This was one years before then, it used to be normal to be cross language. Ie, VMS was implemented in a variety of languages, Unix provided a common calling standard between languages, etc.
I remember things being very easy on Unix until the advent of C++. As long as you were careful, I recall no problems interfacing between C and FORTRAN and Pascal and such. (You had to be careful because, for example, FORTRAN didn't understand the concept of pointers and dereferencing, so C code that didn't respect that could confuse the bejezis out of FORTRAN's optimizers.)
My old startup company (mid to late 1990s) sold a product with a C API. We integrated it with Perl, Python, Java, TCL, and PHP.
TCL was glorious at this.
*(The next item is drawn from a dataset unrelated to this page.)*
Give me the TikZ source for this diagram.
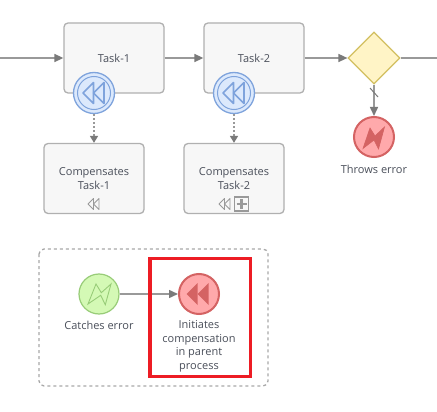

Once h2xs came into being, Perl wasn't bad (at least back in the days when nobody expected to do OO Perl yet). Python (1.5) wasn't bad at all. Even PHP was doable with a little work (it got easier later).
But C++ stormed ahead with overloading, and without a care for ABI compatibility -- you couldn't even assume the products of two different C++ compilers, or even two different versions of the same compiler, could be linked with each other, and it's all gone downhill from there.
I was going to give my opinion on the best approach for dealing with this, but there isn't one. The problem is, the best approach for maintainability is bad for performance (and vice versa). But my preference when one can get away with it is basically to do "RPC" over an I/O channel instead of attempting direct linking.